__SHORT EXERCISE__
Print every entry word for word, but omit the pictures.

__Dataset records__
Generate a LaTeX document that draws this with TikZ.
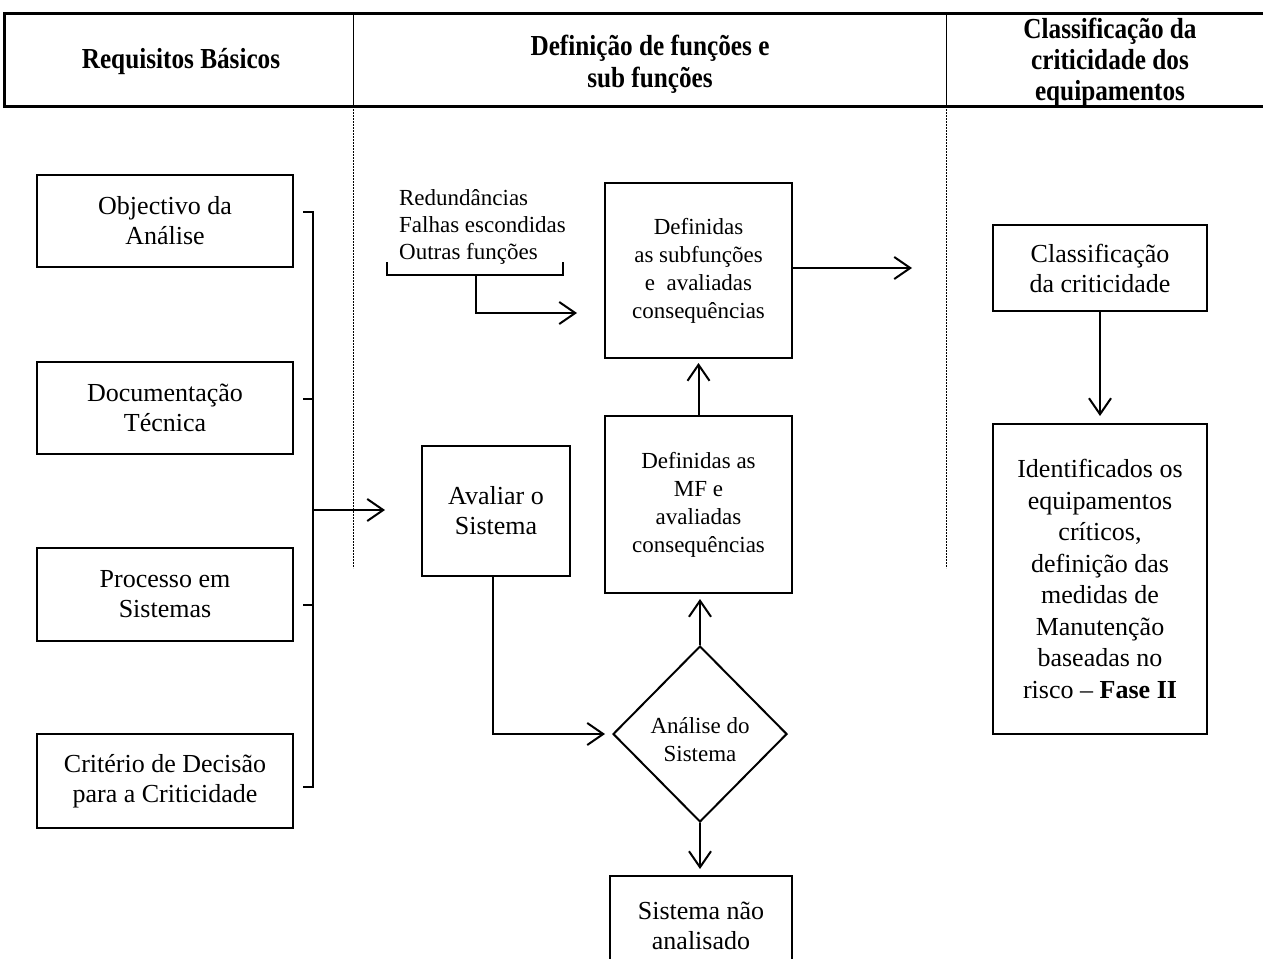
\documentclass[tikz,border=0pt]{standalone}
\usepackage{graphicx}
\usepackage{fontspec}
\setmainfont{Liberation Serif}
\usetikzlibrary{arrows.meta,shapes.geometric}
% narrow bold heading line
\newcommand\headline[1]{\scalebox{0.87}[1]{#1}}

\begin{document}
\begin{tikzpicture}[x=1pt,y=-1pt,
  box/.style={draw,line width=2pt,align=center,inner sep=0pt,
    font=\fontsize{26}{30}\selectfont},
  smallbox/.style={box,font=\fontsize{23}{28}\selectfont},
  headtxt/.style={align=center,inner sep=0pt,
    font=\bfseries\fontsize{29}{32}\selectfont},
  arr/.style={line width=2pt,-{Straight Barb[length=16pt,width=22pt]}},
  link/.style={line width=2pt},
  rule/.style={line width=3pt},
  sep/.style={line width=0.8pt},
  dotsep/.style={line width=0.8pt,dash pattern=on 2pt off 1pt}
]
\useasboundingbox (0,0) rectangle (1263,958);

% header table
\draw[rule] (1263,14) -- (4,14) -- (4,106) -- (1263,106);
\draw[sep] (353,14) -- (353,106);
\draw[sep] (946,14) -- (946,106);
\draw[dotsep] (353,106) -- (353,568);
\draw[dotsep] (946,106) -- (946,568);

\node[headtxt] (h1) at (181,62) {\headline{Requisitos Básicos}};
\node[headtxt] (h2) at (650,64) {\headline{Definição de funções e}\\\headline{sub funções}};
\node[headtxt,font=\bfseries\fontsize{29}{31}\selectfont] (h3) at (1110,62)
  {\headline{Classificação da}\\\headline{criticidade dos}\\\headline{equipamentos}};

% basic requirements
\node[box,minimum width=256,minimum height=92] (obj) at (165,221) {Objectivo da\\Análise};
\node[box,minimum width=256,minimum height=92] (doc) at (165,408) {Documentação\\Técnica};
\node[box,minimum width=256,minimum height=93] (proc) at (165,594.5) {Processo em\\Sistemas};
\node[box,minimum width=256,minimum height=94] (crit) at (165,781) {Critério de Decisão\\para a Criticidade};

% bracket joining the requirements
\coordinate (bt) at (313,212);
\coordinate (bb) at (313,787);
\coordinate (bm) at (313,510);
\coordinate (bend) at (385,510);
\draw[link] (303,212) -- (bt) -- (bb) -- (303,787);
\draw[link] (303,399) -- (313,399);
\draw[link] (303,605) -- (313,605);
\draw[arr] (bm) -- (bend);

% functions and sub functions
\node[box,minimum width=148,minimum height=130] (aval) at (496,511) {Avaliar o\\Sistema};
\node[smallbox,minimum width=187,minimum height=175] (sub) at (698.5,270.5)
  {Definidas\\as subfunções\\e\ \ avaliadas\\consequências};
\node[smallbox,minimum width=187,minimum height=177] (mf) at (698.5,504.5)
  {Definidas as\\MF e\\avaliadas\\consequências};
\node[draw,diamond,line width=2pt,inner sep=0pt,minimum width=174,minimum height=176] (dia) at (700,734) {};
\node[align=center,inner sep=0pt,font=\fontsize{23}{28}\selectfont] (diatxt) at (700,740)
  {Análise do\\Sistema};
\node[box,minimum width=182,minimum height=100] (nao) at (701,926) {Sistema não\\analisado};

\node[align=left,inner sep=0pt,font=\fontsize{23}{27}\selectfont] (lst) at (482.5,227)
  {Redundâncias\\Falhas escondidas\\Outras funções};
\coordinate (brl) at (387,275);
\coordinate (brr) at (563,275);
\coordinate (brm) at (476,275);
\coordinate (lend) at (577,313);
\draw[link] (387,262) -- (brl) -- (brr) -- (563,262);
\draw[arr] (brm) |- (lend);

\coordinate (sout) at (912,268);
\draw[arr] (sub.east |- sout) -- (sout);
\draw[arr,shorten >=4pt] (mf.north) -- (sub.south);
\draw[arr,shorten >=5pt] (dia.north) -- (dia.north |- mf.south);
\draw[arr,shorten >=7pt] (aval.south -| 493,0) |- (dia.west);
\draw[arr,shorten >=6pt] (dia.south) -- (dia.south |- nao.north);

% criticality classification
\node[box,minimum width=214,minimum height=86] (cls) at (1100,268) {Classificação\\da criticidade};
\node[box,minimum width=214,minimum height=310,font=\fontsize{26}{31.5}\selectfont] (ident) at (1100,579)
  {Identificados os\\equipamentos\\críticos,\\definição das\\medidas de\\Manutenção\\baseadas no\\risco -- \textbf{Fase II}};
\draw[arr,shorten >=7pt] (cls.south) -- (ident.north);
\end{tikzpicture}
\end{document}
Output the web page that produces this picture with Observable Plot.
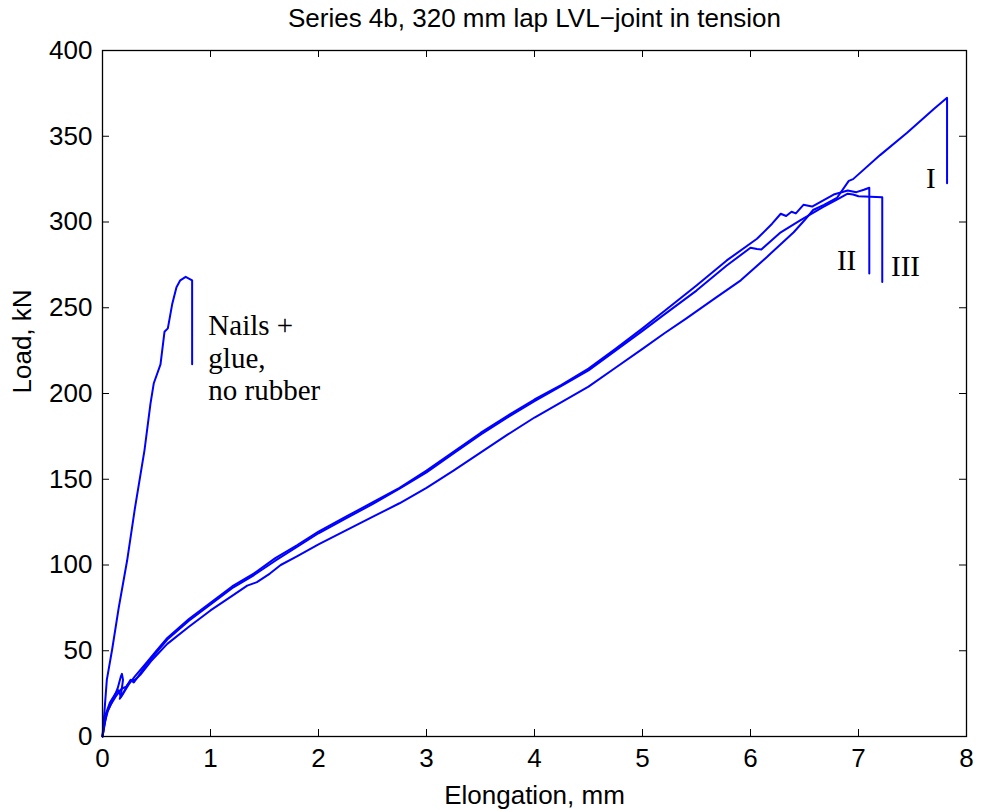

__RESULT__
Generate a LaTeX document that draws this with TikZ.
\documentclass[tikz,border=0pt]{standalone}
\usepackage{graphicx}
\usepackage{fontspec}
\setmainfont{Liberation Serif}
\usetikzlibrary{arrows.meta,shapes.geometric}
% narrow bold heading line
\newcommand\headline[1]{\scalebox{0.87}[1]{#1}}

\begin{document}
\begin{tikzpicture}[x=1pt,y=-1pt,
  box/.style={draw,line width=2pt,align=center,inner sep=0pt,
    font=\fontsize{26}{30}\selectfont},
  smallbox/.style={box,font=\fontsize{23}{28}\selectfont},
  headtxt/.style={align=center,inner sep=0pt,
    font=\bfseries\fontsize{29}{32}\selectfont},
  arr/.style={line width=2pt,-{Straight Barb[length=16pt,width=22pt]}},
  link/.style={line width=2pt},
  rule/.style={line width=3pt},
  sep/.style={line width=0.8pt},
  dotsep/.style={line width=0.8pt,dash pattern=on 2pt off 1pt}
]
\useasboundingbox (0,0) rectangle (1263,958);

% header table
\draw[rule] (1263,14) -- (4,14) -- (4,106) -- (1263,106);
\draw[sep] (353,14) -- (353,106);
\draw[sep] (946,14) -- (946,106);
\draw[dotsep] (353,106) -- (353,568);
\draw[dotsep] (946,106) -- (946,568);

\node[headtxt] (h1) at (181,62) {\headline{Requisitos Básicos}};
\node[headtxt] (h2) at (650,64) {\headline{Definição de funções e}\\\headline{sub funções}};
\node[headtxt,font=\bfseries\fontsize{29}{31}\selectfont] (h3) at (1110,62)
  {\headline{Classificação da}\\\headline{criticidade dos}\\\headline{equipamentos}};

% basic requirements
\node[box,minimum width=256,minimum height=92] (obj) at (165,221) {Objectivo da\\Análise};
\node[box,minimum width=256,minimum height=92] (doc) at (165,408) {Documentação\\Técnica};
\node[box,minimum width=256,minimum height=93] (proc) at (165,594.5) {Processo em\\Sistemas};
\node[box,minimum width=256,minimum height=94] (crit) at (165,781) {Critério de Decisão\\para a Criticidade};

% bracket joining the requirements
\coordinate (bt) at (313,212);
\coordinate (bb) at (313,787);
\coordinate (bm) at (313,510);
\coordinate (bend) at (385,510);
\draw[link] (303,212) -- (bt) -- (bb) -- (303,787);
\draw[link] (303,399) -- (313,399);
\draw[link] (303,605) -- (313,605);
\draw[arr] (bm) -- (bend);

% functions and sub functions
\node[box,minimum width=148,minimum height=130] (aval) at (496,511) {Avaliar o\\Sistema};
\node[smallbox,minimum width=187,minimum height=175] (sub) at (698.5,270.5)
  {Definidas\\as subfunções\\e\ \ avaliadas\\consequências};
\node[smallbox,minimum width=187,minimum height=177] (mf) at (698.5,504.5)
  {Definidas as\\MF e\\avaliadas\\consequências};
\node[draw,diamond,line width=2pt,inner sep=0pt,minimum width=174,minimum height=176] (dia) at (700,734) {};
\node[align=center,inner sep=0pt,font=\fontsize{23}{28}\selectfont] (diatxt) at (700,740)
  {Análise do\\Sistema};
\node[box,minimum width=182,minimum height=100] (nao) at (701,926) {Sistema não\\analisado};

\node[align=left,inner sep=0pt,font=\fontsize{23}{27}\selectfont] (lst) at (482.5,227)
  {Redundâncias\\Falhas escondidas\\Outras funções};
\coordinate (brl) at (387,275);
\coordinate (brr) at (563,275);
\coordinate (brm) at (476,275);
\coordinate (lend) at (577,313);
\draw[link] (387,262) -- (brl) -- (brr) -- (563,262);
\draw[arr] (brm) |- (lend);

\coordinate (sout) at (912,268);
\draw[arr] (sub.east |- sout) -- (sout);
\draw[arr,shorten >=4pt] (mf.north) -- (sub.south);
\draw[arr,shorten >=5pt] (dia.north) -- (dia.north |- mf.south);
\draw[arr,shorten >=7pt] (aval.south -| 493,0) |- (dia.west);
\draw[arr,shorten >=6pt] (dia.south) -- (dia.south |- nao.north);

% criticality classification
\node[box,minimum width=214,minimum height=86] (cls) at (1100,268) {Classificação\\da criticidade};
\node[box,minimum width=214,minimum height=310,font=\fontsize{26}{31.5}\selectfont] (ident) at (1100,579)
  {Identificados os\\equipamentos\\críticos,\\definição das\\medidas de\\Manutenção\\baseadas no\\risco -- \textbf{Fase II}};
\draw[arr,shorten >=7pt] (cls.south) -- (ident.north);
\end{tikzpicture}
\end{document}
Output the web page that produces this picture with Observable Plot.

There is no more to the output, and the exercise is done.